Vilayet binasının karşısında Mikail'in çay ocağı var.
Mekanın önü ferah, havası temiz, esintisi insanın içini serinletiyor..
Bizlerde zaman zaman takılırız oraya.
Arkadaşlarla dün çaylarımızı yudumlarken Balıkesir'in en çok gezen milli piyangocusu Resul geldi yanımıza.
Kafasına birşey takılmış. "Abi keyif ne anlama geliyor" diye sordu.
"Hayrola" karşılığını verdikten sonra; "Esenlik, sağlık, iç rahatlığı, huzur, afiyet" gibi anlamlar taşıdığını söyledik.
"Olur mu abi ya.. Biraz önce bir arkadaşıma 'keyifler nasıl?' diye sordum. Bana 'ben eşek miyim' diye çıkıştı" diye devam eden Resul kardeş "Abi ne olursun keyif üzerine bir yazı yazar mısın. Ne olduğunu herkes bilsin" ricasında bulundu.
Aslında Resul'un "Keyfin nasıl?" diye sorduğu vatandaş "Keyfimin kâhyası mısın" demeliydi ama, o keyifleri karıştırmış anlaşılan.
Eloğlunun keyfinin kâhyası mıyız ki, onun bunun alışkanlıklarına, düzenin, davranışlarına karışarak "eşşeklik" edelim..

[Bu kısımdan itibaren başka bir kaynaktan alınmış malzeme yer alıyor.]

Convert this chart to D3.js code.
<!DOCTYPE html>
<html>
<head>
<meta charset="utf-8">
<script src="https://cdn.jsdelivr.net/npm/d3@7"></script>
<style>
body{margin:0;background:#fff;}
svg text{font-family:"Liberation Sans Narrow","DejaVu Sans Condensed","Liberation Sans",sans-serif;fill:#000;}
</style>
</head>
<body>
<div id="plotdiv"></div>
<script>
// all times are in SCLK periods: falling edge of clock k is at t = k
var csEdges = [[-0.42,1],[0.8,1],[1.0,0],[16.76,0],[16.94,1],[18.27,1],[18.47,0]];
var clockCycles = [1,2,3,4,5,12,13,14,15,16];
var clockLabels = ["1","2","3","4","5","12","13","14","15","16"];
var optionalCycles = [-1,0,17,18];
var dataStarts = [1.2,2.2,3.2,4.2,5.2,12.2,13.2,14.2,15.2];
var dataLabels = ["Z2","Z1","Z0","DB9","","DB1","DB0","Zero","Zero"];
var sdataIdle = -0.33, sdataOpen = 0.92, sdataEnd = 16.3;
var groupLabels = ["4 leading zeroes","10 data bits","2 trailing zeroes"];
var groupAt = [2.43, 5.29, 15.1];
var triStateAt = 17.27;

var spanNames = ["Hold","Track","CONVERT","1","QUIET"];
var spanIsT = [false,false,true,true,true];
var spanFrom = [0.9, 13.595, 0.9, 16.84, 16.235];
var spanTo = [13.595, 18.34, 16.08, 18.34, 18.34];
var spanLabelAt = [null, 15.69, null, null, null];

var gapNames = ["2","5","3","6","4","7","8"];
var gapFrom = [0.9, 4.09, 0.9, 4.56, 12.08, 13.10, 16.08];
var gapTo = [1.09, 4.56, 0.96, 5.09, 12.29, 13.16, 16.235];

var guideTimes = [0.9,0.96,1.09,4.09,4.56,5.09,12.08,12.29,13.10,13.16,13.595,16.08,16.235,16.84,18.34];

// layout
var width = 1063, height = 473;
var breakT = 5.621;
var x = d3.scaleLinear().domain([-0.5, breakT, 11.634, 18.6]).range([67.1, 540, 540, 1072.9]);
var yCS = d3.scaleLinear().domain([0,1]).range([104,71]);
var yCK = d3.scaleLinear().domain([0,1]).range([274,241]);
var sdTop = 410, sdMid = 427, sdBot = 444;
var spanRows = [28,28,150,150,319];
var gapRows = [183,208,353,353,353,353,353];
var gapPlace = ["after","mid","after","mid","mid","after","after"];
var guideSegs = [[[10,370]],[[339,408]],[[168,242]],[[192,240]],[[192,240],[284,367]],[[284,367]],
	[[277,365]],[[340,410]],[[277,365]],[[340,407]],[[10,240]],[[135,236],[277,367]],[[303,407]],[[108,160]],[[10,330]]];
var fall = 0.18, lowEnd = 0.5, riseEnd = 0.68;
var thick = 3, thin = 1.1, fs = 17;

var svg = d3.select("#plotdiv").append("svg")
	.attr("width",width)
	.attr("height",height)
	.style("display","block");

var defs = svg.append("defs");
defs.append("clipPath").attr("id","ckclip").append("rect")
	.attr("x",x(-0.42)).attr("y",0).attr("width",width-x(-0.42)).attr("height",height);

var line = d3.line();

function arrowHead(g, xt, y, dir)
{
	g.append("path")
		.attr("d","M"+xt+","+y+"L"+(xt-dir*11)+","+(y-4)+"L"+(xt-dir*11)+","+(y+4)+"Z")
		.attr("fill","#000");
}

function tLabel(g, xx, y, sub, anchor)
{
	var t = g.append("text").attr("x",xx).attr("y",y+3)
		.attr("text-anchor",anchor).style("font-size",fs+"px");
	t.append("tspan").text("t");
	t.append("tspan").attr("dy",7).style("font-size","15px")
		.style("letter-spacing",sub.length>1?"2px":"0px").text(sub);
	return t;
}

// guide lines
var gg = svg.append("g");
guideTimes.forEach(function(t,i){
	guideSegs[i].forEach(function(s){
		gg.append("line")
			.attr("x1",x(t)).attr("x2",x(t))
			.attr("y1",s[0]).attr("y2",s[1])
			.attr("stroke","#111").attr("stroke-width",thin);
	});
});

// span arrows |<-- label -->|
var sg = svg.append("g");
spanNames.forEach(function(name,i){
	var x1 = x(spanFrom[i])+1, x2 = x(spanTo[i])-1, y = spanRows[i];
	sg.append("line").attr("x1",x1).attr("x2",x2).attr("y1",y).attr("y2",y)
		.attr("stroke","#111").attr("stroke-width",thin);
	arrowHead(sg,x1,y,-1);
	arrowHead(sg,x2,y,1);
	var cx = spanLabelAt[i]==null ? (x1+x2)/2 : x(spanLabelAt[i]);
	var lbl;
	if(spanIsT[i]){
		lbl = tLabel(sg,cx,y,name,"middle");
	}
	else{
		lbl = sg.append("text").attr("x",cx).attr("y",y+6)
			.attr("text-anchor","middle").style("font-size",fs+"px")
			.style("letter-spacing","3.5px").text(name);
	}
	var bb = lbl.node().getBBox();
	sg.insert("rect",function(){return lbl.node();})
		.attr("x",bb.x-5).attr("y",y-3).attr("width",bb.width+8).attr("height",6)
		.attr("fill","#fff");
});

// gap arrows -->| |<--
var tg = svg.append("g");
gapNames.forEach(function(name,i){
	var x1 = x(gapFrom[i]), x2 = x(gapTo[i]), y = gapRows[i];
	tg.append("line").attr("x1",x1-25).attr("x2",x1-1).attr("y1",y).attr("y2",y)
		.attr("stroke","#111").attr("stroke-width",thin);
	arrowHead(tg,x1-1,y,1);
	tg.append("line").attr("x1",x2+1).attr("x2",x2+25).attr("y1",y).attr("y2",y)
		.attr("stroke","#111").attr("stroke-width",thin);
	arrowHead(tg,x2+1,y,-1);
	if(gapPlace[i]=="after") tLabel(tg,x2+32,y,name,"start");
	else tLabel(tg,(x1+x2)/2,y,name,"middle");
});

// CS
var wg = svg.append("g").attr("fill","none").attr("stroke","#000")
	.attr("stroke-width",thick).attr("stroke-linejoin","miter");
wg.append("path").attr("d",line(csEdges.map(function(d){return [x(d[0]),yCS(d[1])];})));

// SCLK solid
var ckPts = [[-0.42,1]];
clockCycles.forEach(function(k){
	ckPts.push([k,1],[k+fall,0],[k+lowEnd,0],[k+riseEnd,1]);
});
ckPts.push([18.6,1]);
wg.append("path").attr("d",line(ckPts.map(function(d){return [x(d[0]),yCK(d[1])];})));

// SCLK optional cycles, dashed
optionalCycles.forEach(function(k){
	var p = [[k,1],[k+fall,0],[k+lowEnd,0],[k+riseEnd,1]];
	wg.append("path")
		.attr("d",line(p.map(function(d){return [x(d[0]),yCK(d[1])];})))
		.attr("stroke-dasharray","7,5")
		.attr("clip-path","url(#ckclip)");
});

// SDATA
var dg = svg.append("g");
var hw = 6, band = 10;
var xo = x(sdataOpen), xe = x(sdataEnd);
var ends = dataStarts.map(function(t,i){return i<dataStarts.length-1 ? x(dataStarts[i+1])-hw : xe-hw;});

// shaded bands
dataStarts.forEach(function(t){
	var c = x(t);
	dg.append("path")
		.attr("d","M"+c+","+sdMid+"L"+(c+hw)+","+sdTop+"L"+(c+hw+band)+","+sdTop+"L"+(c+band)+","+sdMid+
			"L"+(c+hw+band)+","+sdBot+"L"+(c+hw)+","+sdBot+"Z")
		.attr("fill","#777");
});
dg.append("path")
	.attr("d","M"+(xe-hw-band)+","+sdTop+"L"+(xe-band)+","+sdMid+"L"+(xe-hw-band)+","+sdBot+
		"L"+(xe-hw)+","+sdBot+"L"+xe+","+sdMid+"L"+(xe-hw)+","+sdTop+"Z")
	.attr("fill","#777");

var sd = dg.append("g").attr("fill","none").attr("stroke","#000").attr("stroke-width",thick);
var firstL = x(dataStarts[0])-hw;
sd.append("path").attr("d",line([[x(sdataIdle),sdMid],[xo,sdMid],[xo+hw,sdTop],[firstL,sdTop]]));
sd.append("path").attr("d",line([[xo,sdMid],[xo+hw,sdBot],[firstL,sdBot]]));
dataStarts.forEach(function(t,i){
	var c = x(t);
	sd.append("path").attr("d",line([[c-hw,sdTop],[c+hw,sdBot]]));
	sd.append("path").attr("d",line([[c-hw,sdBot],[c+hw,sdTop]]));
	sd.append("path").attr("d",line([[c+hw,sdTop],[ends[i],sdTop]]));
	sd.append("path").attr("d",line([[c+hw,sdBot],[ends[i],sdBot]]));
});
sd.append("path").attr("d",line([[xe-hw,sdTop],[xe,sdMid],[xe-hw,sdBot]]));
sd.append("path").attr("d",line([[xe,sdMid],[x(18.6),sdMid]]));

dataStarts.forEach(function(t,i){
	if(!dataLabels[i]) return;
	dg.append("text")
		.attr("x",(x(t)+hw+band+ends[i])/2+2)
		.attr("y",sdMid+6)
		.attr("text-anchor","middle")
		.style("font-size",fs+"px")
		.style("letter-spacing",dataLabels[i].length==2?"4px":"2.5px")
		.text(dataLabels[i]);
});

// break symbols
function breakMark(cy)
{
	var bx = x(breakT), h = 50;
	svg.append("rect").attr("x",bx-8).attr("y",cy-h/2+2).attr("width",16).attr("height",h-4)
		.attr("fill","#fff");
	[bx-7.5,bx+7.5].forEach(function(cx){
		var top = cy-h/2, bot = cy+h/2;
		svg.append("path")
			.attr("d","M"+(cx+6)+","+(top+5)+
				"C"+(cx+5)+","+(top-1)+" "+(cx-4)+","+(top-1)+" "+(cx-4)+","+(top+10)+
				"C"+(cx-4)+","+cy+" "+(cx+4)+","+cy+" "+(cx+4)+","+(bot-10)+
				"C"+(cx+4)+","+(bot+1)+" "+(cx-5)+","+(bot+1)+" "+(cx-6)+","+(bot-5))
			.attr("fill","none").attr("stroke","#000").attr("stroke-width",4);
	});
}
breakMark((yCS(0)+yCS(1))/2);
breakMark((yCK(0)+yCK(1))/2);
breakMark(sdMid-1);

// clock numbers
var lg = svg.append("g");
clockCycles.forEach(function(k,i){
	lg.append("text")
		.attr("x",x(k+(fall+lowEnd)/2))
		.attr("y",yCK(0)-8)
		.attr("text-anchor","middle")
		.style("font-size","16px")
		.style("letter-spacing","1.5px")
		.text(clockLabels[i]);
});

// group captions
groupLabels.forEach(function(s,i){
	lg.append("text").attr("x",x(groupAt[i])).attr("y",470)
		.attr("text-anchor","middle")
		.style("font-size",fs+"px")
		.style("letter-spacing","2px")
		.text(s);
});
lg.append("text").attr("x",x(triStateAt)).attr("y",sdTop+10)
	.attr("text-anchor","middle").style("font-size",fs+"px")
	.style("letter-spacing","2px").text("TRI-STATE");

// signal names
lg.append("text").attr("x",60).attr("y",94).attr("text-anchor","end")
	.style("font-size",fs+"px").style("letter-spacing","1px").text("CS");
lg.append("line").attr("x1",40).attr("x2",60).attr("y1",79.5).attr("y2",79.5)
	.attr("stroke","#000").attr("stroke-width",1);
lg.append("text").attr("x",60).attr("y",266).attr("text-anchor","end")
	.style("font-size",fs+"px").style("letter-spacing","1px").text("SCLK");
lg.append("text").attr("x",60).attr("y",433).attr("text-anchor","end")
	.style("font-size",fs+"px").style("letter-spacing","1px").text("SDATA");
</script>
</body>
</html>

Konu 'keyif'ten açılmışken yaşamımızdan buna benzer örneklerle devam edelim.
Bilirsiniz bazen insan hayatı yaşar, bazen de onu sırtında taşırmış.

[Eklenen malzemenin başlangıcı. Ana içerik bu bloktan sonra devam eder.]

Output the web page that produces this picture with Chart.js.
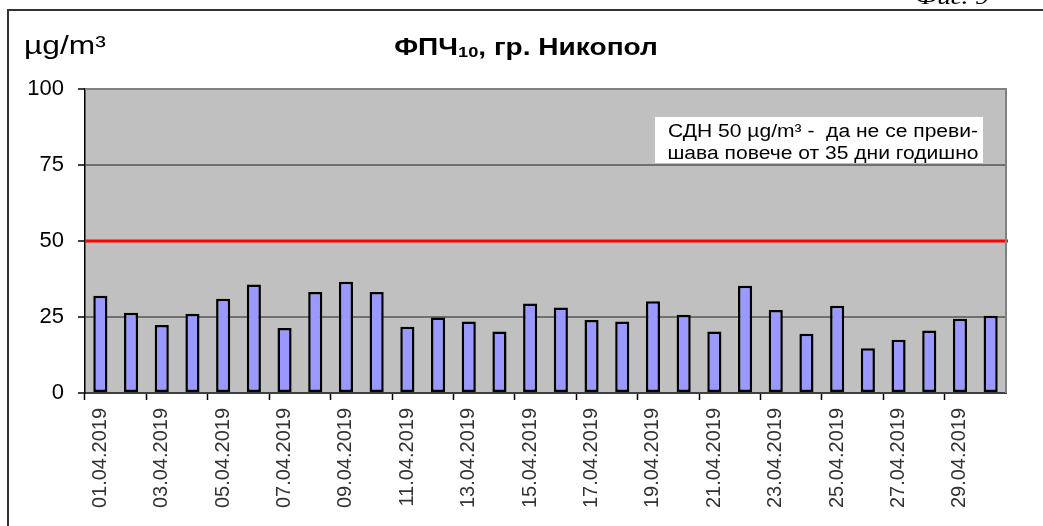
<!DOCTYPE html>
<html>
<head>
<meta charset="utf-8">
<script src="https://cdn.jsdelivr.net/npm/chart.js@4/dist/chart.umd.min.js"></script>
<style>
  html, body { margin: 0; padding: 0; background: #fff; }
  #wrap { width: 1043px; height: 526px; position: relative; }
</style>
</head>
<body>
<div id="wrap"><canvas id="pmChart" width="1043" height="526"></canvas></div>
<script>
// Daily PM10 averages, Nikopol, April 2019
const dates = [
  '01.04.2019', '02.04.2019', '03.04.2019', '04.04.2019', '05.04.2019',
  '06.04.2019', '07.04.2019', '08.04.2019', '09.04.2019', '10.04.2019',
  '11.04.2019', '12.04.2019', '13.04.2019', '14.04.2019', '15.04.2019',
  '16.04.2019', '17.04.2019', '18.04.2019', '19.04.2019', '20.04.2019',
  '21.04.2019', '22.04.2019', '23.04.2019', '24.04.2019', '25.04.2019',
  '26.04.2019', '27.04.2019', '28.04.2019', '29.04.2019', '30.04.2019'
];
const pm10 = [
  32.0, 26.4, 22.4, 26.1, 31.0, 35.7, 21.4, 33.2, 36.6, 33.2,
  21.8, 24.8, 23.5, 20.2, 29.4, 28.1, 24.0, 23.5, 30.2, 25.7,
  20.2, 35.3, 27.3, 19.5, 28.7, 14.7, 17.5, 20.6, 24.4, 25.4
];
const yTicks = [0, 25, 50, 75, 100];
const limitValue = 50;
const noteLines = ['СДН 50 µg/m³ -  да не се преви-', 'шава повече от 35 дни годишно'];

const FONT = "'Liberation Sans', Arial, sans-serif";

// the source image is a bit wider than tall, so text is stretched sideways
function wideText(ctx, text, x, y, sx, align) {
  const w = ctx.measureText(text).width * sx;
  let left = x;
  if (align === 'center') left = x - w / 2;
  else if (align === 'right') left = x - w;
  ctx.save();
  ctx.textAlign = 'left';
  ctx.translate(left, y);
  ctx.scale(sx, 1);
  ctx.fillText(text, 0, 0);
  ctx.restore();
  return w;
}

// background, frame, titles, limit line and note
const decor = {
  id: 'decor',
  beforeDraw(chart) {
    const { ctx, chartArea: a } = chart;
    ctx.save();
    ctx.fillStyle = '#fff';
    ctx.fillRect(0, 0, chart.width, chart.height);
    ctx.fillStyle = '#c0c0c0';
    ctx.fillRect(a.left, a.top, a.right - a.left, a.bottom - a.top);

    // page frame
    ctx.strokeStyle = '#333';
    ctx.lineWidth = 2;
    ctx.beginPath();
    ctx.moveTo(8, chart.height);
    ctx.lineTo(8, 10);
    ctx.lineTo(chart.width, 10);
    ctx.stroke();

    // figure caption, cut off by the page edge
    ctx.fillStyle = '#000';
    ctx.font = "italic 24px 'Liberation Serif', 'Times New Roman', serif";
    ctx.textBaseline = 'alphabetic';
    wideText(ctx, 'Фиг. 9', 915, 4, 1.15, 'left');

    // unit
    ctx.font = '26px ' + FONT;
    ctx.textBaseline = 'middle';
    wideText(ctx, 'µg/m³', 24, 47, 1.22, 'left');

    // title with subscript
    const sx = 1.22;
    const p1 = 'ФПЧ', sub = '10', p2 = ', гр. Никопол';
    ctx.textBaseline = 'alphabetic';
    ctx.font = 'bold 23px ' + FONT;
    const w1 = ctx.measureText(p1).width * sx, w3 = ctx.measureText(p2).width * sx;
    ctx.font = 'bold 15px ' + FONT;
    const w2 = ctx.measureText(sub).width * sx;
    let x = 526 - (w1 + w2 + w3) / 2;
    ctx.font = 'bold 23px ' + FONT;
    x += wideText(ctx, p1, x, 55, sx, 'left');
    ctx.font = 'bold 15px ' + FONT;
    x += wideText(ctx, sub, x, 57, sx, 'left');
    ctx.font = 'bold 23px ' + FONT;
    wideText(ctx, p2, x, 55, sx, 'left');
    ctx.restore();
  },
  beforeDatasetsDraw(chart) {
    const { ctx, chartArea: a } = chart;
    const y = chart.scales.y.getPixelForValue(limitValue);
    ctx.save();
    ctx.strokeStyle = '#ff0000';
    ctx.lineWidth = 3;
    ctx.beginPath();
    ctx.moveTo(a.left, y);
    ctx.lineTo(a.right + 2, y);
    ctx.stroke();

    // plot border (top and right)
    ctx.strokeStyle = '#808080';
    ctx.lineWidth = 2;
    ctx.beginPath();
    ctx.moveTo(a.left, a.top);
    ctx.lineTo(a.right, a.top);
    ctx.lineTo(a.right, a.bottom);
    ctx.stroke();

    // note box
    ctx.fillStyle = '#fff';
    ctx.fillRect(655, 117, 328, 46);
    ctx.fillStyle = '#000';
    ctx.font = '18px ' + FONT;
    ctx.textBaseline = 'middle';
    wideText(ctx, noteLines[0], 823, 132, 1.17, 'center');
    wideText(ctx, noteLines[1], 823, 154, 1.17, 'center');
    ctx.restore();
  }
};

new Chart(document.getElementById('pmChart'), {
  type: 'bar',
  data: {
    labels: dates,
    datasets: [{
      data: pm10,
      backgroundColor: '#9999ff',
      borderColor: '#000',
      borderWidth: 2.5,
      borderSkipped: false,
      barPercentage: 0.46,
      categoryPercentage: 1.0
    }]
  },
  options: {
    responsive: false,
    animation: false,
    layout: { padding: { left: 0, top: 89, right: 37, bottom: 0 } },
    plugins: {
      legend: { display: false },
      tooltip: { enabled: false }
    },
    scales: {
      x: {
        afterFit: s => { s.height = 133; },
        grid: {
          offset: true,
          drawOnChartArea: false,
          drawTicks: true,
          tickLength: 7,
          tickWidth: 1.5,
          tickColor: c => (c.index % 2 === 0 ? '#000' : 'rgba(0,0,0,0)')
        },
        border: { display: true, color: '#404040', width: 2 },
        ticks: {
          autoSkip: false,
          minRotation: 90,
          maxRotation: 90,
          padding: 8,
          color: '#333',
          font: { family: FONT, size: 20 },
          callback: function (val, i) {
            return i % 2 === 0 ? this.getLabelForValue(val) : '';
          }
        }
      },
      y: {
        min: yTicks[0],
        max: yTicks[yTicks.length - 1],
        afterFit: s => { s.width = 85; },
        afterBuildTicks: s => { s.ticks = yTicks.map(v => ({ value: v })); },
        grid: {
          color: '#707070',
          lineWidth: 2,
          drawTicks: true,
          tickLength: 7,
          tickColor: '#000',
          tickWidth: 1.5
        },
        border: { display: true, color: '#000', width: 1.5 },
        ticks: {
          padding: 14,
          color: '#000',
          font: { family: FONT, size: 22 }
        }
      }
    }
  },
  plugins: [decor]
});
</script>
</body>
</html>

Bazen hayatın santimi santimetresi, saniyesi dakikası inanılmaz anlarla geçer. 
Bazen de dönüp geriye baktığınızda ceviz kabuğunu doldurmayacak bir yaşam, bir an görürsünüz.
Sorsalar, “Kendin, kentin ve ülken için ne yaptın?” diye.
Öyle sanıyoruz ki, bazılarının bu soruya verebilecek cevabı yoktur.
Aslında onların yaşadığı; kin, nefret ve düşmanlıkla bulanmış bir süreç..
Ne kendilerine, ne kentlerine, ne de ülkelerine yararları var.
Çığırtkanlıklarıyla dolu ve hayattan daha çok rezalet diyebileceğimiz rüya gibi adeta..
Uyanabilseler bir rüyadan anlayabilecekler hayatı, yaşadıkları kenti ve ülkeyi ama!..
Geçmişte gördüğüm, yaşadığım, tanık olduğum anları şöyle gözlerimin önüne getiriyorum ve bugünkü manzaraya bakıyorum da, onlar adına gelecekten umutlu değilim.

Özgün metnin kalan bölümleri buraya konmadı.